By Donna Mayer
Special to Ontario Construction Report
Bringing innovation and conservation together, a small row house project in Ottawa is demonstrating how easy it is to bring 60-year-old stock into the 21st century, saving its owner more than half a million dollars in operating costs over the life of the building.
Borrowing from the innovation model first demonstrated and embraced in Europe, the Prefabricated Exterior Energy Retrofit (PEER) uses a prefabricated panel methodology to install above-grade exterior walls and roof assemblies.
“This is the first panellised net zero in Canada,” says Daniel Dicaire, manager of conservation and sustainability for Ottawa Community Housing.
The Presland PEER project is a deep-energy retrofit of a four unit, two-storey row house project built in the early 1960s which will now operate at net-zero energy performance.
“We are going to reap the energy savings benefits which pay back on the original project,” says Dicaire, “and we get excellent benefits for our tenants for indoor air quality and comfort.”
Located in Ottawa’s east-end on Presland Road, the existing units were reaching their life-cycle tipping point and showing their age. There was evidence of water ingress through cladding and roofing, deteriorated floor framing, spalling brick and water infiltration in basements; and, there was significant heat loss.
“You get to the point where a lot of these units are at and we need to make investments to ensure their longevity,” says Dicaire. “There is a cost of doing nothing, and there are huge savings related to deep energy retrofits.
Dicaire conducted a total cost of building ownership analysis in order to look at the operating costs over the life of the investment. “That annual operating cost doesn’t usually get factored in,” he says.
“We put that cost at $2.5 million over next 60 years. That is a real cost,” he says. “If we have an opportunity to front load those costs, it saves us over half a million dollars over the 60 year time frame. Then we get to pay ourselves in savings over the next 60 years.”
Work on the project began in spring of 2020 with construction of the prefabrication workshop and concluded in August 2021 with final landscaping of the exterior.
Dicaire says people often think of fabrication facilities as being large industrial facilities with plenty of robotics, but that is not necessarily so. “By setting up our own fabrication shop we were trying to show that you don’t need much to start a fabrication facility.”
The company’s in-house construction manager hired and trained its own carpenters. They fabricated a table that moves around to be able to cut the big square cuts in the panel. No robotics needed.
“With a little bit of innovation you can do it,” says Dicaire. “You get better quality control and you are actually able to produce these panels with a more typical labour force.”
The OCH construction team built 24 nine-feet by 20-foot panels to create the new building envelope. The panels were installed with the residents in place, eliminating the costs and discomfort of temporary relocation.
According to Natural Resources Canada (NRCan), exterior walls can account for 25-35% of heat lost in the typical existing home.

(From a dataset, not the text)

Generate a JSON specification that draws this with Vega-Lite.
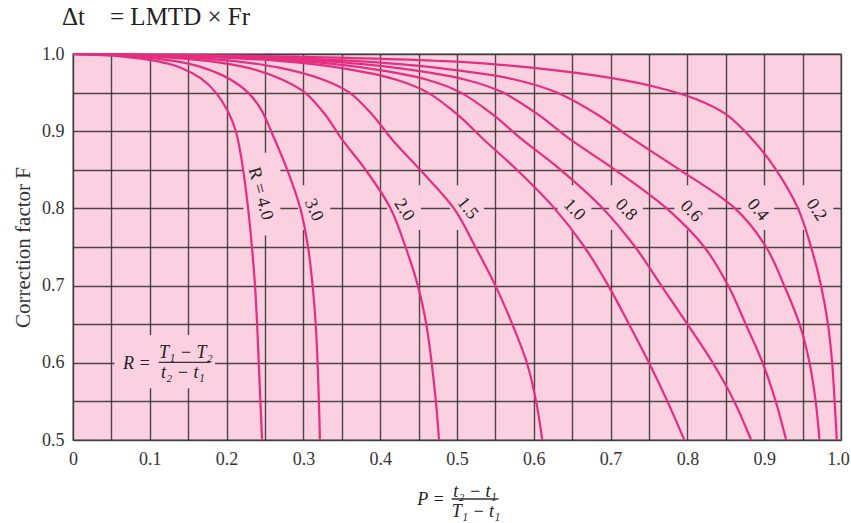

Along with the new building envelope, the project includes a new roof with air-tight attics and new high-performing fibre glass windows.
A bank of 35-kilowatt solar panels will produce over 40,000 kilowatt hours annually, just a bit more than the four homes use each year. The old natural gas furnaces and the gas-fired domestic hot water tanks were removed and replaced with electric. The new electric heat pump furnace provides heating and cooling using the existing ducts.
Active heat recovery ventilators provide natural ventilation, while using the air that is exhausting to preheat the incoming air.
“One of the major goals of this project is to improve the comfort of our tenants,” says Dicaire. Ottawa Community Housing provides approximately 15,000 homes to about 32,000 tenants. They intend to replicate this project throughout their portfolio.
In addition to improved air quality, tenants will now having air conditioning in the summer, where they did not have that before.
The Presland PEER project is a pilot and partnership with NRCan consisting of funding and a research project. A $547,500 investment from NRCan’s Green Infrastructure – Energy Efficient Buildings Program was matched by OCH, for a project total of just over $1 million.
CanmetENERGY-Ottawa, NRCan’s research centre in Ontario, is collaborating with OCH to monitor the performance of the retrofit, as well as providing ongoing research on PEER.
“To ensure that everything is performing as intended, our plan is to do periodic reporting and analysis,” says Dicaire.
“We are really trying to share our lessons as much as possible,” says Dicaire. Both OCH and NRCan are publishing case studies and performance reports. OCH recently released a video on the project, featuring time lapse construction footage.
Dicaire says in order to meet the world GHG emissions reduction target, “we need people in the industry, especially in the private sector.”
“And by the way, there is a huge market for this,” he says.
According to NRCan, recent initiatives in Europe indicate that prefabricated exterior retrofits offer a significant new market in Canada. More than two-thirds of the 14.5 million dwellings in Canada were built before the existence of residential energy efficiency standards. Dwellings account for close to 14% of Canada’s energy-related GHG emissions and more than one sixth of national energy use.
“I hope this lights a fire under the private sector,” says Dicaire. “We need the contractors and consultants to come to the table and help us make this a reality.”